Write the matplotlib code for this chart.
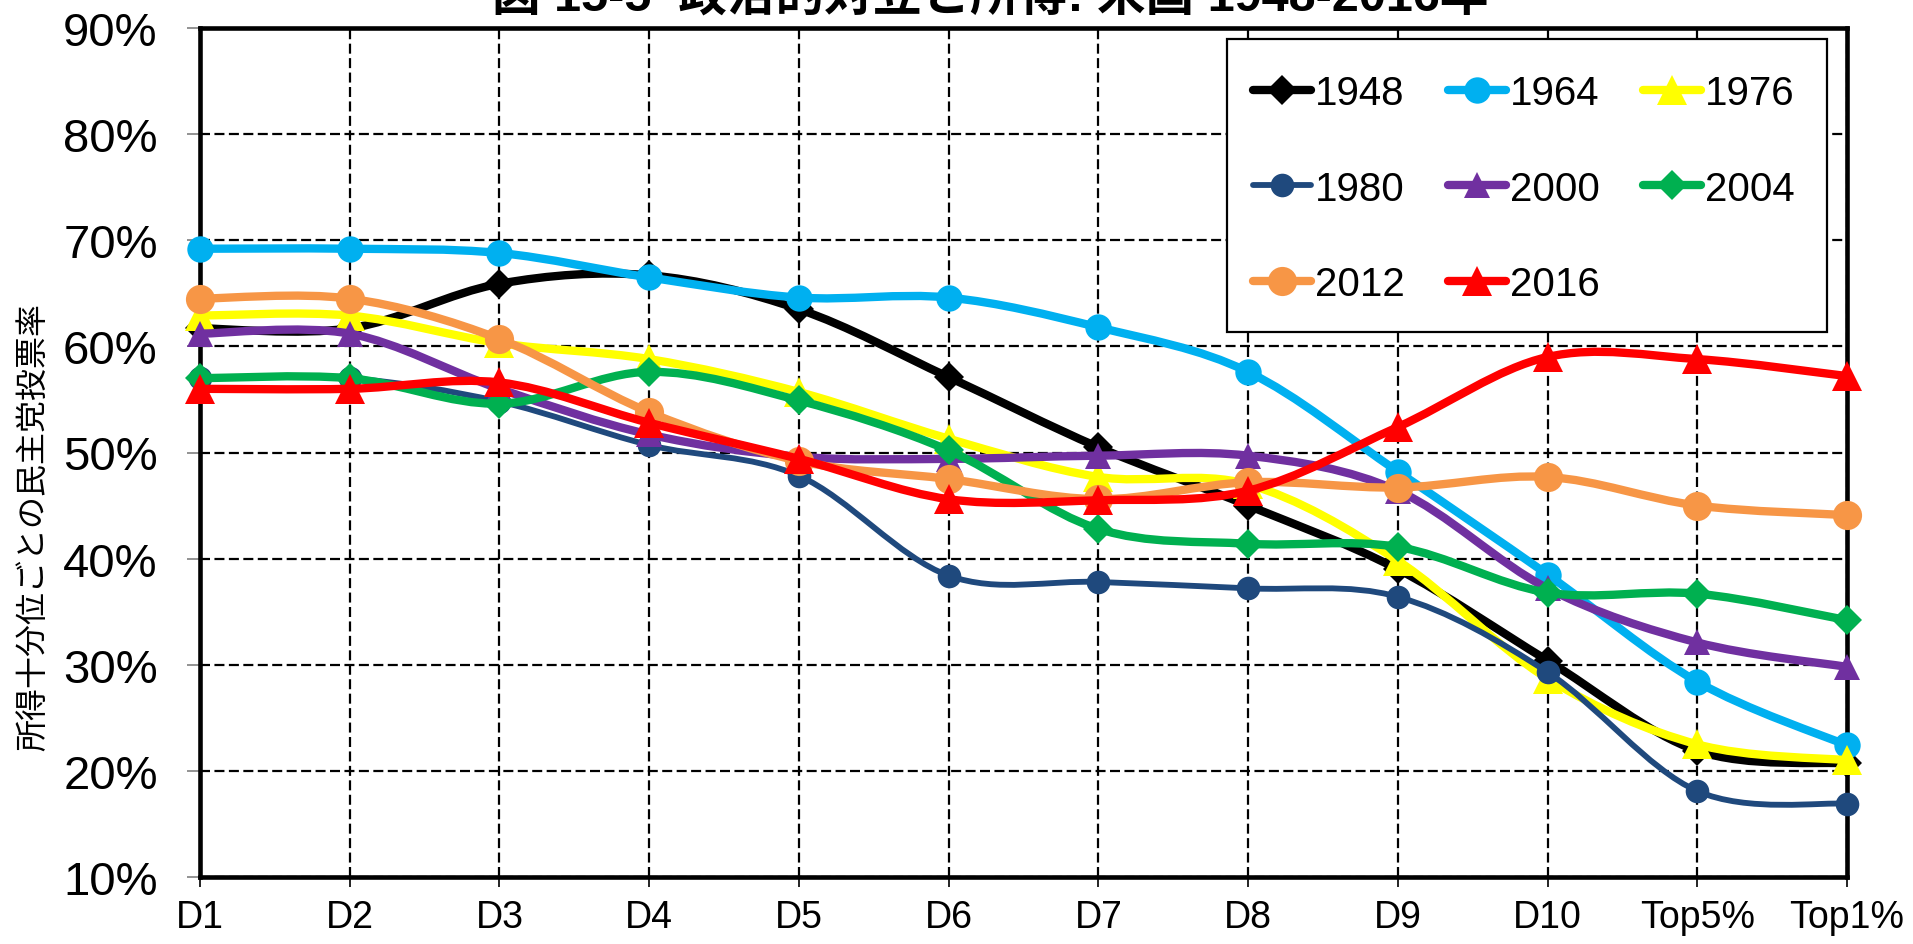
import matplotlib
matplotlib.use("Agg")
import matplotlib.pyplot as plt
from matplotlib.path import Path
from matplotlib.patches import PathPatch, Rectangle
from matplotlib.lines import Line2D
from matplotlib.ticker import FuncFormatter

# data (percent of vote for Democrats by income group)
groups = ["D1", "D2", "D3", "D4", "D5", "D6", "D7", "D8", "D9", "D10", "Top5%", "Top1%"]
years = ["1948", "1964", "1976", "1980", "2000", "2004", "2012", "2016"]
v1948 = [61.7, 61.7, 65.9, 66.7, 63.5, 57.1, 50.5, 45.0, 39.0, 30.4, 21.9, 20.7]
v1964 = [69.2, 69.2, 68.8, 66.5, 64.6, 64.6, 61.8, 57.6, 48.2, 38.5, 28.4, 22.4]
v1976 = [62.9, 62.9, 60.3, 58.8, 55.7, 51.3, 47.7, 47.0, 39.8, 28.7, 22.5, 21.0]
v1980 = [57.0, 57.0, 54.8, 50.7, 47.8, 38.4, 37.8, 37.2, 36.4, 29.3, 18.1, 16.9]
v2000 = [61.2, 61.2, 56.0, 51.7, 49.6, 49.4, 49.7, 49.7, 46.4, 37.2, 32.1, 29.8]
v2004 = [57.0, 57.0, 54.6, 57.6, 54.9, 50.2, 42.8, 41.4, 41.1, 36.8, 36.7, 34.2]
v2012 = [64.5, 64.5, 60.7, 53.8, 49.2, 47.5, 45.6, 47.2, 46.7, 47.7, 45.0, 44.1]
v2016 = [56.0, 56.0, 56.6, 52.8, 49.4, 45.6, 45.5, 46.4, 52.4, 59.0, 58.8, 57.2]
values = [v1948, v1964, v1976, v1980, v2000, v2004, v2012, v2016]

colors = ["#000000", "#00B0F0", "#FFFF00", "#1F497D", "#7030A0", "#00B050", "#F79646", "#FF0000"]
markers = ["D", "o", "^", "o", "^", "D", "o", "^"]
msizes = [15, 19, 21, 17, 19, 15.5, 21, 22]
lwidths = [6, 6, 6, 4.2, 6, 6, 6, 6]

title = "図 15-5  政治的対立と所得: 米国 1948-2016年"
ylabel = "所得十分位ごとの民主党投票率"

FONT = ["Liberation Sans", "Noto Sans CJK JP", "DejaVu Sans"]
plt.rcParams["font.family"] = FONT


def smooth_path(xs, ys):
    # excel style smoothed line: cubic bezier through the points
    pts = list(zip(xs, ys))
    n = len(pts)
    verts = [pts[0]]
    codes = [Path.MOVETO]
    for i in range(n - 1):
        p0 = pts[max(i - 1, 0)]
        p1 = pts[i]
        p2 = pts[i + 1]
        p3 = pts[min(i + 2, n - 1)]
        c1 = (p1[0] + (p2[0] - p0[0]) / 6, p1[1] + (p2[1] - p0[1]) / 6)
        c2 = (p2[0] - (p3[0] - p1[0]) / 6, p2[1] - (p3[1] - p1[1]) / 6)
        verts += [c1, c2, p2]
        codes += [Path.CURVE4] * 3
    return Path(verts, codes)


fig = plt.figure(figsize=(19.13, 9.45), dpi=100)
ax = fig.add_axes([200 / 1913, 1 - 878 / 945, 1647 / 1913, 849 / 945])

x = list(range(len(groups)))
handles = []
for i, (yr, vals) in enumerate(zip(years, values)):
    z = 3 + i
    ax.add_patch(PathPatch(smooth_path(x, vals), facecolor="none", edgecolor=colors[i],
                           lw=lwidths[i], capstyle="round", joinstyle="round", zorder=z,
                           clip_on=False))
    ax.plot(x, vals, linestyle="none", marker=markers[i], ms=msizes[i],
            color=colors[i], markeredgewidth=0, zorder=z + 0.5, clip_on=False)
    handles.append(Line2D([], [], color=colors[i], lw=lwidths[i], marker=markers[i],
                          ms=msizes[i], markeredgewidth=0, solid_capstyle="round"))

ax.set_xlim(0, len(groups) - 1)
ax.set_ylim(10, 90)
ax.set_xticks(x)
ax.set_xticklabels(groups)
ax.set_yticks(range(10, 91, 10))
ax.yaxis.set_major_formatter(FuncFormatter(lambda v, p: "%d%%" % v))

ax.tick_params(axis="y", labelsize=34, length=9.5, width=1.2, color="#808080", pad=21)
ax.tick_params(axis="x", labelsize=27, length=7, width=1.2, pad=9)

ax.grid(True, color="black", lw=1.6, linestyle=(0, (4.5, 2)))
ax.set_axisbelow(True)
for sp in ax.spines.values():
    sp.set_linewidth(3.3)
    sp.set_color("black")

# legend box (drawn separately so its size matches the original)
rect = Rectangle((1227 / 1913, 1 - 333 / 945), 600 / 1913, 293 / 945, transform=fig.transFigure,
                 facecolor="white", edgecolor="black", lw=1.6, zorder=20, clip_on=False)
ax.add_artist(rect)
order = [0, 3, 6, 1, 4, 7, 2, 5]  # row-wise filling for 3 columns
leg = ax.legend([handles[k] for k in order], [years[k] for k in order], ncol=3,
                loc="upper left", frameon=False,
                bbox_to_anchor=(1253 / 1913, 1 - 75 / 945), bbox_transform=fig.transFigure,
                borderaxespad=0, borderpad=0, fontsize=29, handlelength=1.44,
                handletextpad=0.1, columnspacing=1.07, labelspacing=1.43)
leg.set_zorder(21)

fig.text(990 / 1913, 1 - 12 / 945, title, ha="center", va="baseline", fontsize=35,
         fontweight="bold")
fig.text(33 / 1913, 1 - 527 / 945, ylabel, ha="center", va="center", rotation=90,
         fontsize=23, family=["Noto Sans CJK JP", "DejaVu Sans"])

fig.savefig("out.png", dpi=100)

-- Set problem --
Print each line of the material above exactly, with the pictures removed from your copy.

-- Written reply --
Write the matplotlib code for this chart.
import matplotlib
matplotlib.use("Agg")
import matplotlib.pyplot as plt
from matplotlib.path import Path
from matplotlib.patches import PathPatch, Rectangle
from matplotlib.lines import Line2D
from matplotlib.ticker import FuncFormatter

# data (percent of vote for Democrats by income group)
groups = ["D1", "D2", "D3", "D4", "D5", "D6", "D7", "D8", "D9", "D10", "Top5%", "Top1%"]
years = ["1948", "1964", "1976", "1980", "2000", "2004", "2012", "2016"]
v1948 = [61.7, 61.7, 65.9, 66.7, 63.5, 57.1, 50.5, 45.0, 39.0, 30.4, 21.9, 20.7]
v1964 = [69.2, 69.2, 68.8, 66.5, 64.6, 64.6, 61.8, 57.6, 48.2, 38.5, 28.4, 22.4]
v1976 = [62.9, 62.9, 60.3, 58.8, 55.7, 51.3, 47.7, 47.0, 39.8, 28.7, 22.5, 21.0]
v1980 = [57.0, 57.0, 54.8, 50.7, 47.8, 38.4, 37.8, 37.2, 36.4, 29.3, 18.1, 16.9]
v2000 = [61.2, 61.2, 56.0, 51.7, 49.6, 49.4, 49.7, 49.7, 46.4, 37.2, 32.1, 29.8]
v2004 = [57.0, 57.0, 54.6, 57.6, 54.9, 50.2, 42.8, 41.4, 41.1, 36.8, 36.7, 34.2]
v2012 = [64.5, 64.5, 60.7, 53.8, 49.2, 47.5, 45.6, 47.2, 46.7, 47.7, 45.0, 44.1]
v2016 = [56.0, 56.0, 56.6, 52.8, 49.4, 45.6, 45.5, 46.4, 52.4, 59.0, 58.8, 57.2]
values = [v1948, v1964, v1976, v1980, v2000, v2004, v2012, v2016]

colors = ["#000000", "#00B0F0", "#FFFF00", "#1F497D", "#7030A0", "#00B050", "#F79646", "#FF0000"]
markers = ["D", "o", "^", "o", "^", "D", "o", "^"]
msizes = [15, 19, 21, 17, 19, 15.5, 21, 22]
lwidths = [6, 6, 6, 4.2, 6, 6, 6, 6]

title = "図 15-5  政治的対立と所得: 米国 1948-2016年"
ylabel = "所得十分位ごとの民主党投票率"

FONT = ["Liberation Sans", "Noto Sans CJK JP", "DejaVu Sans"]
plt.rcParams["font.family"] = FONT


def smooth_path(xs, ys):
    # excel style smoothed line: cubic bezier through the points
    pts = list(zip(xs, ys))
    n = len(pts)
    verts = [pts[0]]
    codes = [Path.MOVETO]
    for i in range(n - 1):
        p0 = pts[max(i - 1, 0)]
        p1 = pts[i]
        p2 = pts[i + 1]
        p3 = pts[min(i + 2, n - 1)]
        c1 = (p1[0] + (p2[0] - p0[0]) / 6, p1[1] + (p2[1] - p0[1]) / 6)
        c2 = (p2[0] - (p3[0] - p1[0]) / 6, p2[1] - (p3[1] - p1[1]) / 6)
        verts += [c1, c2, p2]
        codes += [Path.CURVE4] * 3
    return Path(verts, codes)


fig = plt.figure(figsize=(19.13, 9.45), dpi=100)
ax = fig.add_axes([200 / 1913, 1 - 878 / 945, 1647 / 1913, 849 / 945])

x = list(range(len(groups)))
handles = []
for i, (yr, vals) in enumerate(zip(years, values)):
    z = 3 + i
    ax.add_patch(PathPatch(smooth_path(x, vals), facecolor="none", edgecolor=colors[i],
                           lw=lwidths[i], capstyle="round", joinstyle="round", zorder=z,
                           clip_on=False))
    ax.plot(x, vals, linestyle="none", marker=markers[i], ms=msizes[i],
            color=colors[i], markeredgewidth=0, zorder=z + 0.5, clip_on=False)
    handles.append(Line2D([], [], color=colors[i], lw=lwidths[i], marker=markers[i],
                          ms=msizes[i], markeredgewidth=0, solid_capstyle="round"))

ax.set_xlim(0, len(groups) - 1)
ax.set_ylim(10, 90)
ax.set_xticks(x)
ax.set_xticklabels(groups)
ax.set_yticks(range(10, 91, 10))
ax.yaxis.set_major_formatter(FuncFormatter(lambda v, p: "%d%%" % v))

ax.tick_params(axis="y", labelsize=34, length=9.5, width=1.2, color="#808080", pad=21)
ax.tick_params(axis="x", labelsize=27, length=7, width=1.2, pad=9)

ax.grid(True, color="black", lw=1.6, linestyle=(0, (4.5, 2)))
ax.set_axisbelow(True)
for sp in ax.spines.values():
    sp.set_linewidth(3.3)
    sp.set_color("black")

# legend box (drawn separately so its size matches the original)
rect = Rectangle((1227 / 1913, 1 - 333 / 945), 600 / 1913, 293 / 945, transform=fig.transFigure,
                 facecolor="white", edgecolor="black", lw=1.6, zorder=20, clip_on=False)
ax.add_artist(rect)
order = [0, 3, 6, 1, 4, 7, 2, 5]  # row-wise filling for 3 columns
leg = ax.legend([handles[k] for k in order], [years[k] for k in order], ncol=3,
                loc="upper left", frameon=False,
                bbox_to_anchor=(1253 / 1913, 1 - 75 / 945), bbox_transform=fig.transFigure,
                borderaxespad=0, borderpad=0, fontsize=29, handlelength=1.44,
                handletextpad=0.1, columnspacing=1.07, labelspacing=1.43)
leg.set_zorder(21)

fig.text(990 / 1913, 1 - 12 / 945, title, ha="center", va="baseline", fontsize=35,
         fontweight="bold")
fig.text(33 / 1913, 1 - 527 / 945, ylabel, ha="center", va="center", rotation=90,
         fontsize=23, family=["Noto Sans CJK JP", "DejaVu Sans"])

fig.savefig("out.png", dpi=100)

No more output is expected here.